Alibaba's Jack Ma: 2014 was nothing special

Deep thoughts... by Jack Ma
Deep thoughts... by Jack Ma

Alibaba may have posted the biggest IPO in history last year. But according to Jack Ma, 2014 was nothing special.

In a recent letter to employees, the Alibaba (BABA) co-founder said his company didn't produce an "extraordinary performance, nor any unexpected achievements" last year.

"The success of the IPO should not be a surprise, as it was the culmination of 15 years of hard work," he said. "To be honest, we could have done better in 2014 on all fronts, from e-commerce to cloud computing to logistics."

As a result, Ma said he won't be handing out a traditional Chinese New Year bonus -- or hongbao -- to employees.

That's perhaps a bit of a surprise, since gifting red envelopes stuffed with money is a long-held tradition amongst friends, family and businesses for the big holiday. Even foreign firms will engage in the practice in their Chinese branches.

An Alibaba spokeswoman said that staffers will still receive annual bonuses worth one month's pay -- but no red envelope.

Related: Who the heck is Jack Ma? Meet the man who built Alibaba

It is true that Alibaba faces a tough path following its IPO, with greater scrutiny from investors and regulators. The company posted lower-than-expected sales in its most recent quarter. And so far this year, company shares have lost 14%.

Just last month, the Chinese government released a scathing report that accused Alibaba of turning a blind eye to illegal activity, and failing to police its online marketplaces. While the paper was later removed from the government agency website, a number of lawsuits were still filed in the U.S. over its possible failure to disclose information to investors.
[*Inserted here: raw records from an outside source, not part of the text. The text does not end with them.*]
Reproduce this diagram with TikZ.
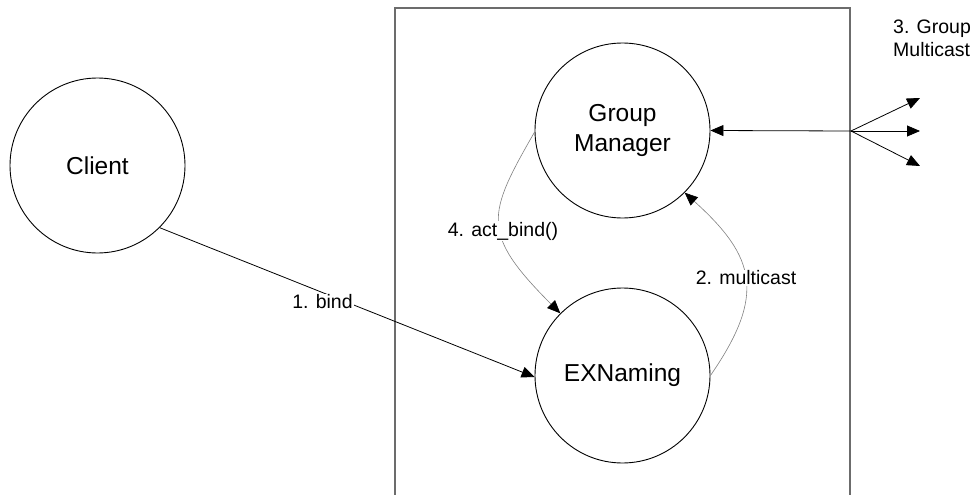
\documentclass[tikz,border=0pt]{standalone}
\usepackage{fontspec}
\setmainfont{Liberation Sans}
\usetikzlibrary{arrows.meta}
\begin{document}
\begin{tikzpicture}[x=1pt,y=-1pt,
  proc/.style={circle,draw,line width=0.9pt,minimum size=175pt,inner sep=0pt,
    align=center,font=\fontsize{24.5}{29.5}\selectfont},
  lbl/.style={font=\fontsize{19.5}{23}\selectfont,fill=white,inner sep=1pt},
  link/.style={line width=0.8pt,-{Triangle[length=13pt,width=11pt]}},
  callarc/.style={draw=gray,line width=0.6pt,
    -{Triangle[length=13pt,width=11pt,color=black,fill=black]}},
  frame/.style={draw=gray!85!black,line width=1.4pt}]
\useasboundingbox (0,0) rectangle (975,495);

% server frame (open at the bottom)
\draw[frame] (395,495) -- (395,8) -- (850,8) -- (850,495);

% processes
\node[proc] (client) at (97.5,165.5) {Client};
\node[proc] (gm) at (622.5,130.5) {Group\\Manager};
\node[proc] (ex) at (622.5,375.5) {EXNaming};

% bind request
\draw[link] (client.-45) -- (ex.181);

% calls between the group manager and the naming service
\draw[callarc] (gm.181) .. controls (487,215) and (480,233) .. (ex.135);
\draw[callarc] (ex.0) .. controls (766,295) and (756,257) .. (gm.-45);

% group multicast fan-out
\coordinate (hub) at (851,131);
\coordinate (out1) at (920,98);
\coordinate (out2) at (920,131);
\coordinate (out3) at (920,166);
\draw[line width=0.8pt,{Triangle[length=13pt,width=11pt]}-] (gm.east) -- (hub);
\draw[link] (hub) -- (out1);
\draw[link] (hub) -- (out2);
\draw[link] (hub) -- (out3);

% labels
\node[lbl] (lbind) at (322.5,302) {1. bind};
\node[lbl] (lact) at (503,231) {4. act\_bind()};
\node[lbl] (lmc) at (746,278) {2. multicast};
\node[font=\fontsize{19.5}{22.5}\selectfont,align=left,anchor=north west,inner sep=0pt]
  (lgroup) at (893,20) {3. Group\\Multicast};
\end{tikzpicture}
\end{document}
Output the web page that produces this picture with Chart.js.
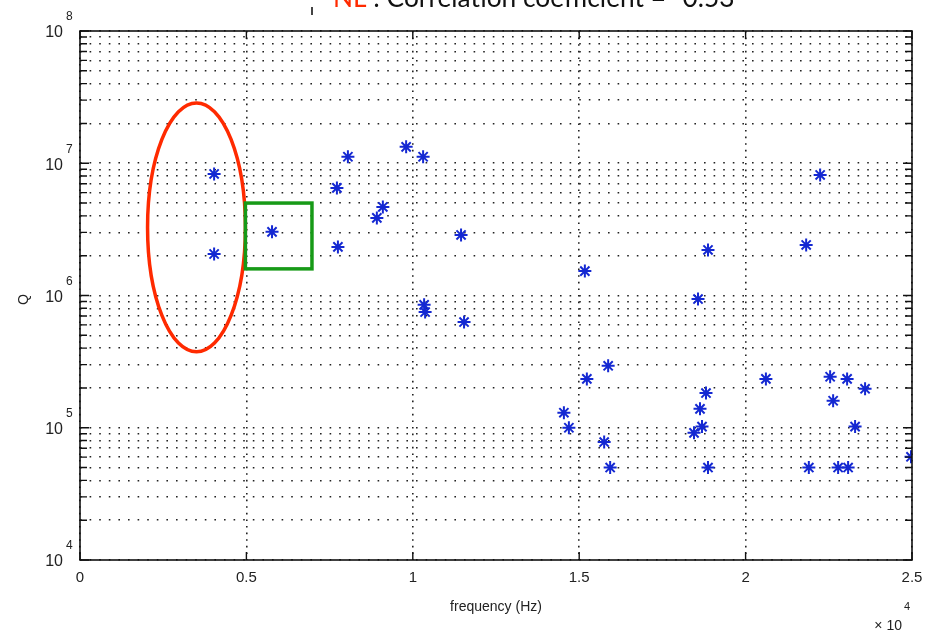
<!DOCTYPE html>
<html>
<head>
<meta charset="utf-8">
<script src="https://cdn.jsdelivr.net/npm/chart.js@4/dist/chart.umd.min.js"></script>
<style>
  body { margin: 0; background: #fff; }
  canvas { display: block; }
</style>
</head>
<body>
<canvas id="myChart" width="926" height="636"></canvas>
<script>
// frequency in units of 10^4 Hz, Q on a log axis
const freq = [0.403, 0.403, 0.577, 0.772, 0.805, 0.775, 0.892, 0.910, 0.980, 1.031,
              1.145, 1.034, 1.037, 1.154, 1.517, 1.523, 1.587, 1.454, 1.469, 1.575,
              1.593, 1.857, 1.887, 1.881, 1.863, 1.869, 1.845, 1.887, 2.061, 2.182,
              2.224, 2.190, 2.254, 2.305, 2.359, 2.263, 2.329, 2.278, 2.308, 2.497];
const qValues = [8.30e6, 2.06e6, 3.03e6, 6.51e6, 1.12e7, 2.33e6, 3.86e6, 4.67e6, 1.33e7, 1.12e7,
                 2.87e6, 8.5e5, 7.5e5, 6.3e5, 1.53e6, 2.34e5, 2.94e5, 1.30e5, 1.0e5, 7.8e4,
                 5.0e4, 9.4e5, 2.21e6, 1.83e5, 1.39e5, 1.02e5, 9.15e4, 5.0e4, 2.34e5, 2.41e6,
                 8.16e6, 5.0e4, 2.43e5, 2.34e5, 1.97e5, 1.60e5, 1.02e5, 5.0e4, 5.0e4, 6.03e4];

const xTicks = [0, 0.5, 1, 1.5, 2, 2.5];
const xTickLabels = ['0', '0.5', '1', '1.5', '2', '2.5'];
const yDecades = [4, 5, 6, 7, 8];

const titleRed = 'NL';
const titleRest = ' : Correlation coefficient = -0.53';
const xLabel = 'frequency (Hz)';
const yLabel = 'Q';

// highlighted regions (data units)
const ellipseBox = { x0: 0.203, x1: 0.497, q0: 10 ** 5.574, q1: 10 ** 7.456 };
const rectBox = { x0: 0.497, x1: 0.697, q0: 1.59e6, q1: 5.0e6 };

// every 1..9 x 10^k value gets a dotted line, like matlab's minor grid
let yGridValues = [];
for (let d = yDecades[0]; d < yDecades[yDecades.length - 1]; d++) {
    for (let m = 1; m < 10; m++) yGridValues.push(m * 10 ** d);
}
yGridValues.push(10 ** yDecades[yDecades.length - 1]);

const points = freq.map((f, i) => ({ x: f, y: qValues[i] }));

const LABEL_FONT = '"Liberation Sans", Arial, sans-serif';

const overlay = {
    id: 'overlay',
    beforeDraw(chart) {
        const ctx = chart.ctx;
        ctx.save();
        ctx.fillStyle = '#fff';
        ctx.fillRect(0, 0, chart.width, chart.height);
        ctx.restore();
    },
    afterDraw(chart) {
        const { ctx, chartArea: a, scales } = chart;
        const xs = scales.x, ys = scales.y;
        ctx.save();

        // box
        ctx.strokeStyle = '#111';
        ctx.lineWidth = 1.6;
        ctx.strokeRect(a.left, a.top, a.right - a.left, a.bottom - a.top);

        // inward tick marks
        ctx.lineWidth = 1.4;
        ctx.beginPath();
        yGridValues.forEach(v => {
            let py = ys.getPixelForValue(v);
            let len = Number.isInteger(Math.log10(v)) ? 9 : 7;
            ctx.moveTo(a.left, py); ctx.lineTo(a.left + len, py);
            ctx.moveTo(a.right, py); ctx.lineTo(a.right - len, py);
        });
        xTicks.forEach(v => {
            let px = xs.getPixelForValue(v);
            ctx.moveTo(px, a.bottom); ctx.lineTo(px, a.bottom - 8);
            ctx.moveTo(px, a.top); ctx.lineTo(px, a.top + 8);
        });
        ctx.stroke();

        // y tick labels 10^k
        ctx.fillStyle = '#222';
        yDecades.forEach(d => {
            let py = ys.getPixelForValue(10 ** d);
            ctx.font = '16px ' + LABEL_FONT;
            ctx.textAlign = 'right';
            ctx.textBaseline = 'middle';
            ctx.fillText('10', 63, py + 2);
            ctx.font = '12px ' + LABEL_FONT;
            ctx.textAlign = 'left';
            ctx.fillText(String(d), 66, py - 14);
        });

        // x tick labels
        ctx.font = '15px ' + LABEL_FONT;
        ctx.textAlign = 'center';
        ctx.textBaseline = 'middle';
        xTicks.forEach((v, i) => {
            ctx.fillText(xTickLabels[i], xs.getPixelForValue(v), 578);
        });

        // axis labels
        ctx.font = '14px ' + LABEL_FONT;
        ctx.fillText(xLabel, (a.left + a.right) / 2, 607);
        ctx.save();
        ctx.translate(24, (a.top + a.bottom) / 2 + 4);
        ctx.rotate(-Math.PI / 2);
        ctx.fillText(yLabel, 0, 0);
        ctx.restore();

        // x10^4 multiplier
        ctx.font = '14px ' + LABEL_FONT;
        ctx.textAlign = 'right';
        ctx.fillText('\u00d7 10', 902, 626);
        ctx.font = '11px ' + LABEL_FONT;
        ctx.textAlign = 'left';
        ctx.fillText('4', 904, 607);

        // red ellipse
        let ex0 = xs.getPixelForValue(ellipseBox.x0), ex1 = xs.getPixelForValue(ellipseBox.x1);
        let ey0 = ys.getPixelForValue(ellipseBox.q1), ey1 = ys.getPixelForValue(ellipseBox.q0);
        ctx.strokeStyle = '#ff2a00';
        ctx.lineWidth = 3.5;
        ctx.beginPath();
        ctx.ellipse((ex0 + ex1) / 2, (ey0 + ey1) / 2, (ex1 - ex0) / 2, (ey1 - ey0) / 2, 0, 0, Math.PI * 2);
        ctx.stroke();

        // green rectangle
        let rx0 = xs.getPixelForValue(rectBox.x0), rx1 = xs.getPixelForValue(rectBox.x1);
        let ry0 = ys.getPixelForValue(rectBox.q1), ry1 = ys.getPixelForValue(rectBox.q0);
        ctx.strokeStyle = '#179a17';
        ctx.strokeRect(rx0, ry0, rx1 - rx0, ry1 - ry0);

        // title, cut off at the top edge
        ctx.textAlign = 'left';
        ctx.textBaseline = 'alphabetic';
        ctx.font = '100px Lato, "Open Sans", sans-serif';
        let w100 = ctx.measureText(titleRed + titleRest).width;
        let size = 100 * 402 / w100;
        ctx.font = size.toFixed(1) + 'px Lato, "Open Sans", sans-serif';
        ctx.fillStyle = '#ff2a00';
        ctx.fillText(titleRed, 333, 7);
        let wRed = ctx.measureText(titleRed).width;
        ctx.fillStyle = '#111';
        ctx.fillText(titleRest, 333 + wRed, 7);

        // stray mark left of the title
        ctx.fillStyle = '#444';
        ctx.fillRect(311, 7, 2, 8);

        ctx.restore();
    }
};

const CTX = document.getElementById('myChart').getContext('2d');
const myChart = new Chart(CTX, {
    type: 'scatter',
    data: {
        datasets: [{
            data: points,
            pointStyle: 'star',
            pointRadius: 6.5,
            borderColor: '#1428d2',
            backgroundColor: '#1428d2',
            borderWidth: 2
        }]
    },
    options: {
        responsive: false,
        animation: false,
        layout: { padding: { left: 80, right: 14, top: 31, bottom: 76 } },
        plugins: { legend: { display: false }, tooltip: { enabled: false } },
        scales: {
            x: {
                type: 'linear',
                min: 0, max: 2.5,
                afterBuildTicks: s => { s.ticks = xTicks.map(v => ({ value: v })); },
                ticks: { display: false },
                grid: { color: '#222', lineWidth: 1.6, drawTicks: false },
                border: { display: false, dash: [1.6, 5] }
            },
            y: {
                type: 'logarithmic',
                min: 1e4, max: 1e8,
                afterBuildTicks: s => { s.ticks = yGridValues.map(v => ({ value: v })); },
                ticks: { display: false },
                grid: { color: '#222', lineWidth: 1.6, drawTicks: false },
                border: { display: false, dash: [1.6, 8] }
            }
        }
    },
    plugins: [overlay]
});
</script>
</body>
</html>
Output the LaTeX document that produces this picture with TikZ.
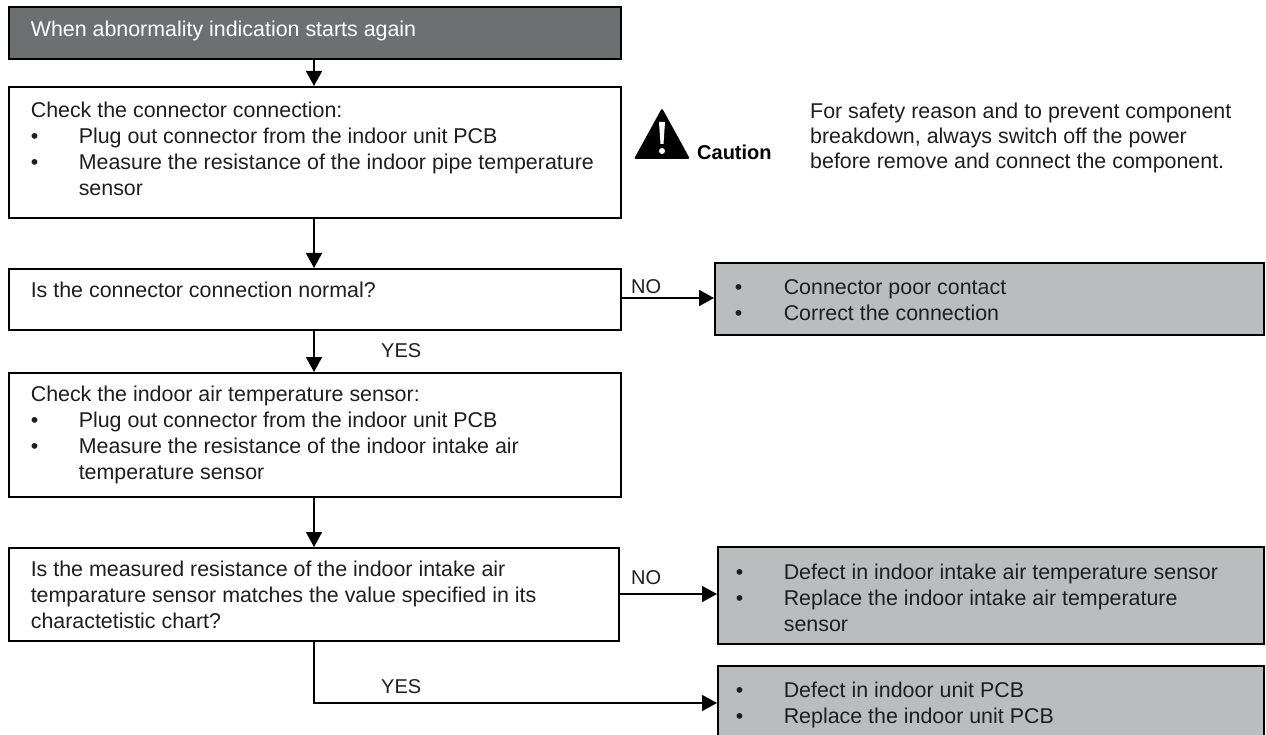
\documentclass[tikz,border=0pt]{standalone}
\usepackage{fontspec}
\setmainfont{Liberation Sans}
\usetikzlibrary{arrows.meta}
\definecolor{darkhead}{HTML}{6D7071}
\definecolor{grayfill}{HTML}{BABDBE}
\definecolor{ink}{HTML}{1E1E1E}
\newcommand{\bul}[2][48pt]{\makebox[#1][l]{•}#2\par}
\newcommand{\cont}[2][48pt]{\hspace*{#1}#2\par}
\newcommand{\boxbody}[4]{\parbox[c][#2][t]{#1}{\setlength{\parindent}{0pt}\fontsize{21.4pt}{26pt}\selectfont\vspace*{#3}#4}}
\tikzset{
  flow/.style={draw=black,line width=1.6pt,fill=white,text=ink,anchor=north west,inner xsep=0pt,inner ysep=0pt,align=left},
  headbox/.style={flow,fill=darkhead,text=white},
  resultbox/.style={flow,fill=grayfill},
  conn/.style={line width=1.6pt,-{Triangle[length=15pt,width=16pt]}},
  lbl/.style={text=ink,font=\fontsize{20pt}{22pt}\selectfont,inner sep=0pt,anchor=base west}
}
\begin{document}
\begin{tikzpicture}[x=1pt,y=-1pt]
\useasboundingbox (0,0) rectangle (1266,735);
\node[headbox] (start) at (8,6) {\boxbody{612pt}{52pt}{14pt}{\hspace*{22pt}When abnormality indication starts again}};
\node[flow] (check1) at (8,86) {\boxbody{612pt}{131pt}{15pt}{\leftskip=22pt Check the connector connection:\par\bul{Plug out connector from the indoor unit PCB}\bul{Measure the resistance of the indoor pipe temperature}\cont{sensor}}};
\node[flow] (q1) at (8,268) {\boxbody{612pt}{61pt}{13pt}{\leftskip=22pt Is the connector connection normal?}};
\node[flow] (check2) at (8,372) {\boxbody{612pt}{124pt}{13pt}{\leftskip=22pt Check the indoor air temperature sensor:\par\bul{Plug out connector from the indoor unit PCB}\bul{Measure the resistance of the indoor intake air}\cont{temperature sensor}}};
\node[flow] (q2) at (8,547) {\boxbody{610pt}{93pt}{13pt}{\leftskip=22pt Is the measured resistance of the indoor intake air\par temparature sensor matches the value specified in its\par charactetistic chart?}};
\node[resultbox] (r1) at (714,262) {\boxbody{549pt}{72pt}{17pt}{\leftskip=20pt\bul[49pt]{Connector poor contact}\bul[49pt]{Correct the connection}}};
\node[resultbox] (r2) at (717,546) {\boxbody{546pt}{97pt}{17pt}{\leftskip=18pt\bul[48pt]{Defect in indoor intake air temperature sensor}\bul[48pt]{Replace the indoor intake air temperature}\cont{sensor}}};
\node[resultbox] (r3) at (717,665) {\boxbody{546pt}{72pt}{16pt}{\leftskip=18pt\bul[48pt]{Defect in indoor unit PCB}\bul[48pt]{Replace the indoor unit PCB}}};
\draw[conn] (start.south -| 314,0) -- (check1.north -| 314,0);
\draw[conn] (check1.south -| 314,0) -- (q1.north -| 314,0);
\draw[conn] (q1.south -| 314,0) -- (check2.north -| 314,0);
\draw[conn] (check2.south -| 314,0) -- (q2.north -| 314,0);
\draw[conn] (q1.east |- 0,298) -- (r1.west |- 0,298);
\draw[conn] (q2.east |- 0,594) -- (r2.west |- 0,594);
\draw[conn] (q2.south -| 314,0) |- (r3.west |- 0,703);
\node[lbl] (no1) at (631,294) {NO};
\node[lbl] (yes1) at (381,357) {YES};
\node[lbl] (no2) at (631,584) {NO};
\node[lbl] (yes2) at (381,693) {YES};
\fill[black,rounded corners=1.5pt] (662,108) -- (690,159) -- (634,159) -- cycle;
\fill[white] (659,122) -- (665,122) -- (663.5,144) -- (660.5,144) -- cycle;
\fill[white] (662,151) circle (3pt);
\node[lbl,text=black,font=\fontsize{20pt}{22pt}\bfseries\selectfont] (caution) at (697,160) {Caution};
\node[lbl,anchor=north west,align=left,font=\fontsize{21.4pt}{25pt}\selectfont] (note) at (810,103) {For safety reason and to prevent component\\breakdown, always switch off the power\\before remove and connect the component.};
\end{tikzpicture}
\end{document}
"Issues like these are unavoidable as we are now a publicly listed company," Ma said. But he sees it as par for the course: "Almost all multinational companies have encountered similar challenges, such as IBM, Microsoft and Wal-Mart."

The decision not to reward employees with a little extra spending money could just be Ma's way of reminding the firm that there's more hard work ahead.

"This is our most crucial moment since Alibaba started 15 years ago," Ma wrote. "We are far from being as big and strong as public opinions imagine us to be."